The legislation expands police rights to use firearms, allows them to search people or vehicles, and detain people for up to 48 hours without court authorization. The measures would give governors — not just prosecutors and judges — the right to order arrests.
The main opposition said it would take the measure to Turkey’s Constitutional Court seeking its overturn. Legislators have brawled during debate on the bill.
The security bill comes after 34 people were killed and 360 wounded, including police, earlier in October 2014 when Kurds took to streets over Turkey’s lack of support for the Kurdish border town of Kobani in Syrian Kurdistan, which is under attack from Islamic State (IS) jihadists.
Over 1,000 people were detained for their involvement in the protests which caused damage to hundreds of public buildings.

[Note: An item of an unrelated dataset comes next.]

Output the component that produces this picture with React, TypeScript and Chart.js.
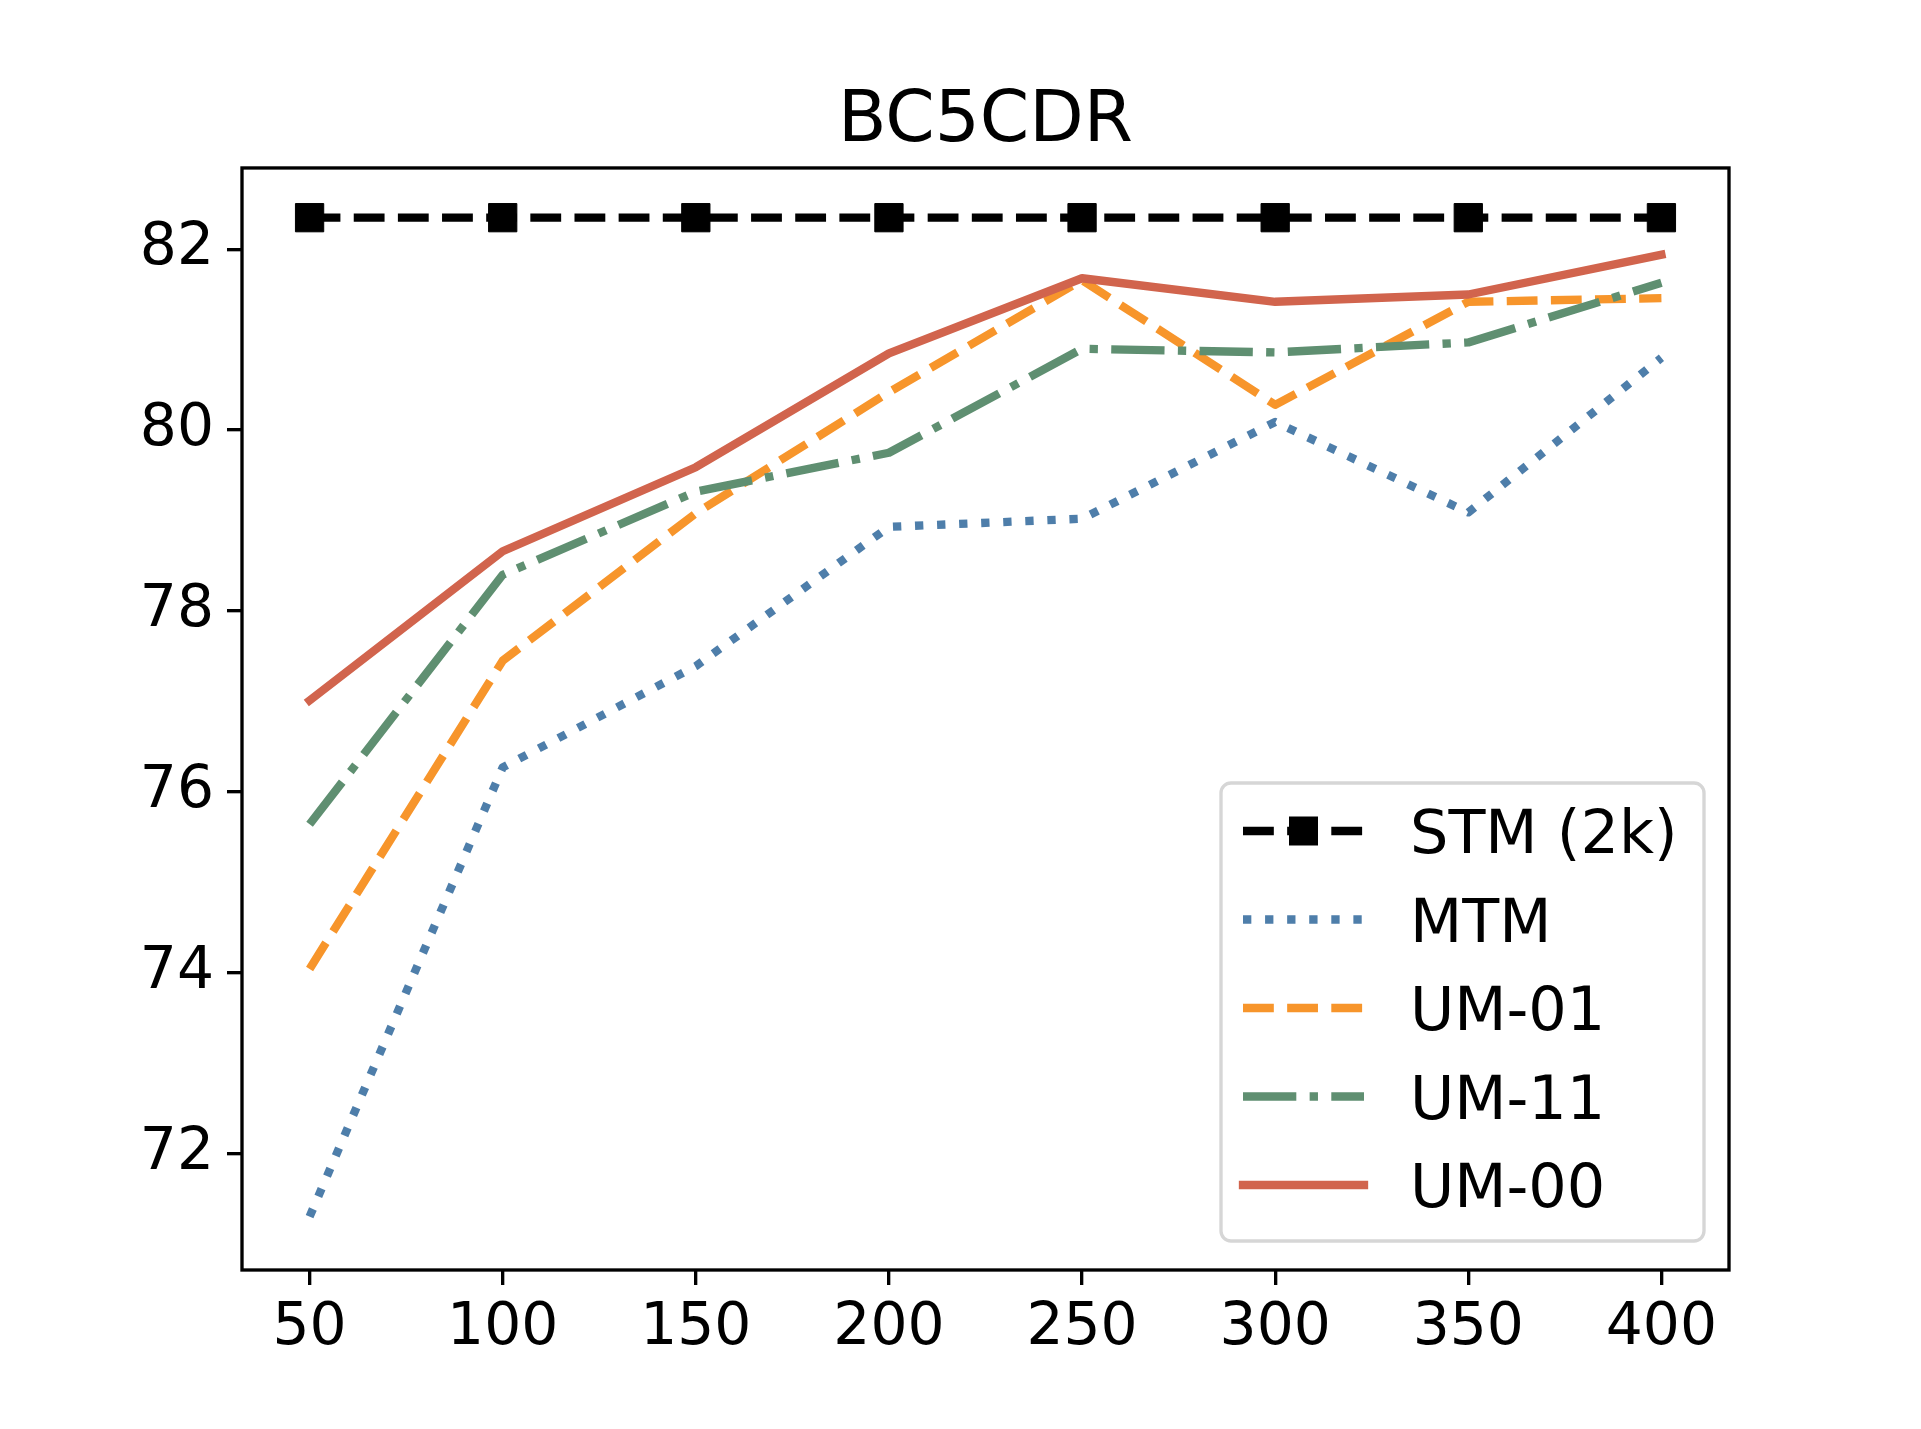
import React, { useEffect, useRef } from 'react';
import { Chart, registerables } from 'chart.js';

Chart.register(...registerables);

// training-set sizes on the x axis
const steps = [50, 100, 150, 200, 250, 300, 350, 400];

// scores
const stm = [82.35, 82.35, 82.35, 82.35, 82.35, 82.35, 82.35, 82.35];
const mtm = [71.3, 76.27, 77.39, 78.93, 79.02, 80.09, 79.09, 80.8];
const um01 = [74.04, 77.45, 79.08, 80.42, 81.66, 80.28, 81.42, 81.46];
const um11 = [75.64, 78.4, 79.32, 79.75, 80.9, 80.86, 80.97, 81.63];
const um00 = [77.01, 78.66, 79.59, 80.85, 81.68, 81.42, 81.5, 81.94];

const seriesNames = ['STM (2k)', 'MTM', 'UM-01', 'UM-11', 'UM-00'];
const xTicks = [50, 100, 150, 200, 250, 300, 350, 400];
const yTicks = [72, 74, 76, 78, 80, 82];

const FONT = '"DejaVu Sans", sans-serif';
const LW = 8.33;

const toPoints = (vals: number[]) => steps.map((x, i) => ({ x, y: vals[i] }));

// box around the plot area, drawn over the lines like matplotlib spines
const framePlugin = {
    id: 'frame',
    afterDatasetsDraw(chart: any) {
        const { ctx, chartArea } = chart;
        ctx.save();
        ctx.lineWidth = 3.33;
        ctx.strokeStyle = '#000';
        ctx.strokeRect(chartArea.left, chartArea.top, chartArea.right - chartArea.left, chartArea.bottom - chartArea.top);
        ctx.restore();
    },
};

// legend in the lower right corner of the plot area
const legendPlugin = {
    id: 'insideLegend',
    afterDraw(chart: any) {
        const { ctx, chartArea } = chart;
        const w = 483;
        const h = 458;
        const x0 = chartArea.right - 25 - w;
        const y0 = chartArea.bottom - 29 - h;
        ctx.save();
        ctx.beginPath();
        ctx.roundRect(x0, y0, w, h, 10);
        ctx.fillStyle = 'rgba(255,255,255,0.8)';
        ctx.fill();
        ctx.lineWidth = 3.33;
        ctx.strokeStyle = 'rgb(214,214,214)';
        ctx.stroke();

        chart.data.datasets.forEach((ds: any, i: number) => {
            const cy = y0 + 48 + i * 88.5;
            const sx = x0 + 22;
            const ex = sx + 121;
            ctx.beginPath();
            ctx.setLineDash(ds.borderDash || []);
            ctx.lineDashOffset = 0;
            ctx.lineCap = ds.borderCapStyle || 'butt';
            ctx.lineWidth = ds.borderWidth;
            ctx.strokeStyle = ds.borderColor;
            ctx.moveTo(sx, cy);
            ctx.lineTo(ex, cy);
            ctx.stroke();
            ctx.setLineDash([]);
            if (ds.pointRadius > 0) {
                ctx.fillStyle = ds.pointBackgroundColor;
                ctx.fillRect((sx + ex) / 2 - 14.5, cy - 14.5, 29, 29);
            }
            ctx.fillStyle = '#000';
            ctx.font = `60.5px ${FONT}`;
            ctx.textAlign = 'left';
            ctx.textBaseline = 'alphabetic';
            ctx.fillText(ds.label, x0 + 189, cy + 22);
        });
        ctx.restore();
    },
};

function App() {
    const chartRef = useRef<HTMLCanvasElement | null>(null);
    const chartInstance = useRef<Chart | null>(null);

    useEffect(() => {
        if (!chartRef.current) return;
        if (chartInstance.current) {
            chartInstance.current.destroy();
        }
        const ctx = chartRef.current.getContext('2d');
        if (!ctx) return;

        const base = {
            borderWidth: LW,
            pointRadius: 0,
            pointHoverRadius: 0,
            fill: false,
            tension: 0,
            borderJoinStyle: 'round' as const,
            borderCapStyle: 'butt' as const,
        };

        chartInstance.current = new Chart(ctx, {
            type: 'line',
            data: {
                datasets: [
                    {
                        ...base,
                        label: seriesNames[0],
                        data: toPoints(stm),
                        borderColor: '#000000',
                        borderDash: [3.7 * LW, 1.6 * LW],
                        pointStyle: 'rect',
                        pointRadius: 20,
                        pointBorderWidth: 1,
                        pointBackgroundColor: '#000000',
                        pointBorderColor: '#000000',
                        order: 4,
                    },
                    {
                        ...base,
                        label: seriesNames[1],
                        data: toPoints(mtm),
                        borderColor: '#4e7eaa',
                        borderDash: [1 * LW, 1.65 * LW],
                        order: 3,
                    },
                    {
                        ...base,
                        label: seriesNames[2],
                        data: toPoints(um01),
                        borderColor: '#f7952b',
                        borderDash: [3.7 * LW, 1.6 * LW],
                        order: 2,
                    },
                    {
                        ...base,
                        label: seriesNames[3],
                        data: toPoints(um11),
                        borderColor: '#5f8f71',
                        borderDash: [6.4 * LW, 1.6 * LW, 1 * LW, 1.6 * LW],
                        order: 1,
                    },
                    {
                        ...base,
                        label: seriesNames[4],
                        data: toPoints(um00),
                        borderColor: '#d1644d',
                        borderCapStyle: 'square',
                        order: 0,
                    },
                ] as any,
            },
            options: {
                animation: false,
                responsive: true,
                maintainAspectRatio: false,
                devicePixelRatio: 1,
                layout: {
                    padding: { left: 0, top: 0, right: 192, bottom: 0 },
                },
                plugins: {
                    legend: { display: false },
                    tooltip: { enabled: false },
                    title: {
                        display: true,
                        text: 'BC5CDR',
                        fullSize: false,
                        color: '#000',
                        font: { family: FONT, size: 70.8, weight: 'normal' },
                        padding: { top: 80.5, bottom: 2.5 },
                    },
                },
                scales: {
                    x: {
                        type: 'linear',
                        min: 32.5,
                        max: 417.5,
                        afterBuildTicks: (s: any) => {
                            s.ticks = xTicks.map(v => ({ value: v }));
                        },
                        afterFit: (s: any) => {
                            s.height = 159;
                        },
                        border: { display: false },
                        grid: {
                            drawOnChartArea: false,
                            drawTicks: true,
                            tickLength: 15,
                            color: '#000',
                            lineWidth: 3.33,
                        },
                        ticks: {
                            color: '#000',
                            font: { family: FONT, size: 58.3 },
                            padding: 9,
                            maxRotation: 0,
                            autoSkip: false,
                        },
                    },
                    y: {
                        type: 'linear',
                        min: 70.71,
                        max: 82.9,
                        afterBuildTicks: (s: any) => {
                            s.ticks = yTicks.map(v => ({ value: v }));
                        },
                        afterFit: (s: any) => {
                            s.width = 242;
                        },
                        border: { display: false },
                        grid: {
                            drawOnChartArea: false,
                            drawTicks: true,
                            tickLength: 15,
                            color: '#000',
                            lineWidth: 3.33,
                        },
                        ticks: {
                            color: '#000',
                            font: { family: FONT, size: 58.3 },
                            padding: 13,
                            autoSkip: false,
                        },
                    },
                },
            },
            plugins: [framePlugin, legendPlugin],
        });

        return () => {
            if (chartInstance.current) {
                chartInstance.current.destroy();
                chartInstance.current = null;
            }
        };
    }, []);

    return (
        <div style={{ position: 'fixed', left: 0, top: 0, width: 1921, height: 1429, background: '#fff' }}>
            <canvas ref={chartRef} />
        </div>
    );
}

export default App;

The Turkish parliament’s general assembly approved on March 13, a part of the new internal security bill after a three-week long intense debate.
The reform package, which has been debated in parliament and approved bit by bit, criminalizes participation in protests with covered faces and makes the possession of Molotov cocktails punishable with up to five years behind bars. It has been criticized by the opposition for allegedly curbing down individual rights and freedoms.
According to the approved parts of the bill earlier this month, possessing fireworks, Molotov cocktails, iron balls, slingshots and other handmade explosives during demonstrations will now be banned. A person found in possession of such banned items can be jailed between two-and-half years and four years.
Selahattin Demirtas, the leader of the pro-Kurdish Peoples’ Democratic Party, or the HDP, dismissed the bill earlier this moth, saying that it was against social peace and the development of democracy in Turkey. “The security bill is a big mistake. It is an incredible, anti-democratic law that will cause distress to people in the street,” he said in Ankara.